Cette fois nous attendons tous le retour du groupe. Le silence est revenu depuis longtemps. Dans le sentier, un homme avance péniblement appuyé sur les épaules de deux camarades. Il est blanc et sa chemise entr’ouverte est rouge de sang. C’est Charlot Belorgey. Le malheureux était épuisé, il venait de parcourir, seul 10 km dans un état pareil. Ses compagnons l’étendent sur une couverture, il s’assoupit un instant. C’est le Dr Monath de Pont-de-Roide qui le soigne au camp. Le lendemain il sera évacué sur Pont-de-Roide Après ½ heure environ, le reste de la patrouille revient. La section était allée à Villars pour ramener des toiles de tente, des couvertures et des cartes d’Etat Major mises à la disposition du camp par un habitant du village. Près de la fontaine, une voiture allemande débouche sur la place. Coups de feu, dispersion des hommes entre les maisons, pendant que sous les ordres de Robert Cuenot, jeune séminariste, les hommes cernaient l’auto , deux camions de soldats arrivent et tentent d’encercler nos amis. Devant le nombre, seule issue : le repli.
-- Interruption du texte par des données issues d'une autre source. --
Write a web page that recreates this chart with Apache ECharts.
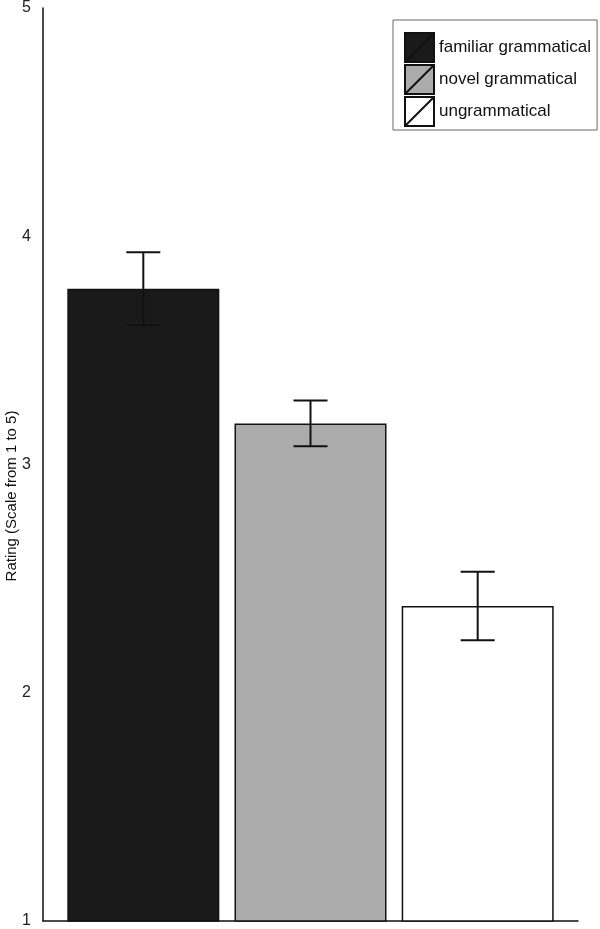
<!DOCTYPE html>
<html>
<head>
<meta charset="utf-8">
<script src="https://cdn.jsdelivr.net/npm/echarts@6/dist/echarts.min.js"></script>
<style>
  html, body { margin: 0; padding: 0; background: #fff; }
  #main { width: 600px; height: 929px; }
</style>
</head>
<body>
<div id="main"></div>
<script>
// data
const conditions = ['familiar grammatical', 'novel grammatical', 'ungrammatical'];
const positions = [1, 2, 3];
const means = [3.77, 3.18, 2.38];
const errLow = [3.61, 3.08, 2.23];
const errHigh = [3.93, 3.28, 2.53];
const fills = ['#1a1a1a', '#ababab', '#ffffff'];
const yTicks = ['1', '2', '3', '4', '5'];

const chartDom = document.getElementById('main');
const myChart = echarts.init(chartDom);

const font = 'Liberation Sans, Arial, sans-serif';

const barSeries = conditions.map((name, i) => ({
  name: name,
  type: 'bar',
  barWidth: 152,
  barGap: '-100%',
  data: [[positions[i], means[i]]],
  itemStyle: { color: fills[i], borderColor: '#111', borderWidth: 1.5 },
  silent: true
}));

const errData = positions.map((p, i) => [p, errLow[i], errHigh[i]]);

const option = {
  animation: false,
  backgroundColor: '#fff',
  textStyle: { fontFamily: font },
  grid: { left: 43, right: 22, top: 5, bottom: 7 },
  xAxis: {
    type: 'value',
    min: 0.4,
    max: 3.6,
    axisLine: { show: true, lineStyle: { color: '#111', width: 1.5 } },
    axisTick: { show: false },
    axisLabel: { show: false },
    splitLine: { show: false }
  },
  yAxis: {
    type: 'value',
    min: 1,
    max: 5,
    interval: 1,
    axisLine: { show: true, lineStyle: { color: '#111', width: 1.5 } },
    axisTick: { show: false },
    splitLine: { show: false },
    axisLabel: {
      color: '#222',
      fontSize: 16,
      fontFamily: font,
      margin: 12,
      formatter: v => yTicks[v - 1]
    }
  },
  legend: {
    orient: 'vertical',
    left: 393,
    top: 20,
    padding: [12, 6, 3, 11],
    itemWidth: 29,
    itemHeight: 29,
    itemGap: 1,
    borderColor: '#666',
    borderWidth: 1,
    icon: 'path://M0,0L10,0L10,10L0,10Z M0,10L10,0',
    textStyle: { fontSize: 17, color: '#111', fontFamily: font },
    data: conditions
  },
  graphic: [{
    type: 'text',
    x: 12,
    y: 496,
    rotation: Math.PI / 2,
    style: {
      text: 'Rating (Scale from 1 to 5)',
      fontSize: 15,
      fontFamily: font,
      fill: '#111',
      align: 'center',
      verticalAlign: 'middle'
    }
  }],
  series: barSeries.concat([{
    type: 'custom',
    name: 'error',
    silent: true,
    z: 10,
    data: errData,
    renderItem: function (params, api) {
      const x = api.value(0);
      const lo = api.coord([x, api.value(1)]);
      const hi = api.coord([x, api.value(2)]);
      const half = 17;
      const style = { stroke: '#111', lineWidth: 2 };
      return {
        type: 'group',
        children: [
          { type: 'line', shape: { x1: lo[0], y1: lo[1], x2: hi[0], y2: hi[1] }, style },
          { type: 'line', shape: { x1: hi[0] - half, y1: hi[1], x2: hi[0] + half, y2: hi[1] }, style },
          { type: 'line', shape: { x1: lo[0] - half, y1: lo[1], x2: lo[0] + half, y2: lo[1] }, style }
        ]
      };
    }
  }])
};

myChart.setOption(option);
</script>
</body>
</html>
Deux hommes manquent : Henriot et Cuenot. Henriot a été fait prisonnier quant à Cuenot, il a subi comme Henriot le matraquage de ces messieurs, son corps sera retrouvé dans un charnier du fort Hatry à Belfort.
Le 6 juillet attaque du Café des Chasseurs à Montbéliard où festoyaient officiers allemands et agents de la Gestapo, masculins et féminins . L’opération commandée par le sous-lieutenant Robert Brand n’a pas réussi.
Les consignes étaient d’attendre le signal de l’attaque par Siccione ( Service de renseignement du Cdt) qui devait tout d’abord saouler et désarmer ces messieurs. Tout ce beau monde devant servir d’otages de prix à notre disposition. Les hommes craignent un guet-apens et « oublient » la consigne. Ils tentent une entrée brutale, les Allemands ne sont pas désarmés. Le feu s’ouvre de part et d’autre . Catastrophe ! Les soldats de la caserne Pajol se précipitent et prennent part à l’action. Nous avons 4 tués et 2 blessés. Après cette opération, il fallait s’attendre à une attaque, nous étions chaque jour survolés par l’avion de reconnaissance ennemi.